Underwriters are important in the financial world. They basically help in lowering the risk of the other party, but for a fee, commission, or interest. There could be several types of underwriters depending on the industry—for instance, equity markets underwriter, mortgage industry underwriter, insurance industry underwriter, etc.
An underwriter is responsible for assessing and evaluating the risk. It also decides if a firm should take up such a risk. Moreover, as said above, the underwriter also, in some cases, shares the risk in exchange for a fee or commission.
Types of Underwriters
Underwriters could be in every industry, but some of the most common types of underwriters are:
Mortgage underwriters need to ensure that the applicant for the mortgage loan meets the standards. For this, the underwriter needs to check the history of the applicant, credit score, and their present standing, such as a type of job and steady income. Underwriters also need to analyze the property under consideration to ensure the purchase price and the loan amounts are in alignment.
Even though the mortgage is a type of loan, there are underwriters for other types of loans as well—for example, auto loans, student loans, and more. Moreover, banks, both small and big, use the services of the underwriters to ascertain the risk of giving a loan. Also, the need for underwriters is not just when giving a loan to an individual but also while lending money to businesses.
Another common type of underwriter is an insurance underwriter. An insurance underwriter determines how risky the party seeking the insurance is. There are specialized underwriters for each type of insurance, such as auto insurance, life insurance, health insurance, etc. Along with determining the risk level, the insurance underwriter also has to ascertain if the applicant qualifies for a policy or how much cover is applicable. Insurance underwriters also review the coverage given to the existing policyholders to decide if the same coverage should continue or not.
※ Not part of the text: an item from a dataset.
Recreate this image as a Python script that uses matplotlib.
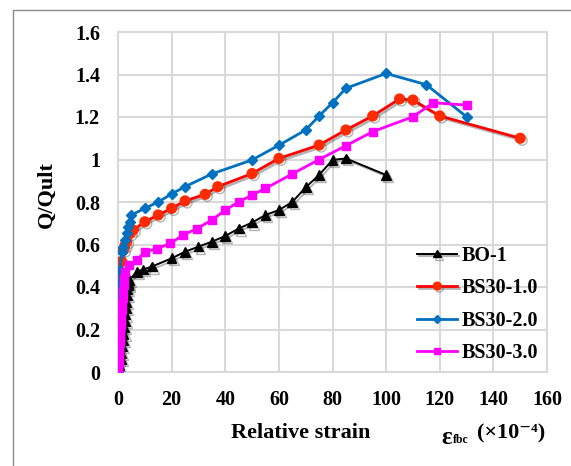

Debt Security Underwriters
Such underwriters buy debt securities, including municipal bonds, government bonds, corporate bonds, and preference shares from the issuer. They then sell those debt securities to make a profit, or “underwriting spread.” Such underwriters may sell these financial instruments in the open market or to the agents, who then resell them to the end buyers.
Securities or Equities Underwriters
Such an underwriter is very different from other types of underwriters. These underwriters are usually involved with the IPO (initial public offerings) process of a company. Securities or Equities Underwriters, which are primarily investment banks, enter into an agreement with the company to ensure that the public subscribes to the shares that a company issues.
Basically, they guarantee the sale of a certain minimum amount of shares by the public. If the public fails to subscribe to that amount of shares, then the underwriter takes up the balance shares. For this, the underwriter charges a commission.
Along with the guarantee thing, these underwriters also closely work with the company to ensure that they meet all the regulatory requirements, determine the price of the share, promote the securities, sell the securities, and more.
Usually, there are two types of securities underwriters – Institutional underwriters, which are specialized financial institutions, and Non-Institutional underwriters, which are mainly brokers.
On Basis of Risk
We can further classify securities and equities underwriters on the basis of the risk they assume. Usually, there is more than one underwriter handling the IPO (initial public offerings), and they are:
It is a financial institution or an investment bank that has the primary responsibility for managing the IPO. Or, if an offering is large, then a group of underwriters comes together to handle all the things. The underwriter leading this group is the lead underwriter. In case the offering is small, and only one financial institution gets the responsibility to handle the IPO. Then that underwriter is the lead underwriter.
Co-managers or Co-underwriters
In case of a big offering, all other underwriters apart from the lead underwriter are co-underwriters or co-managers.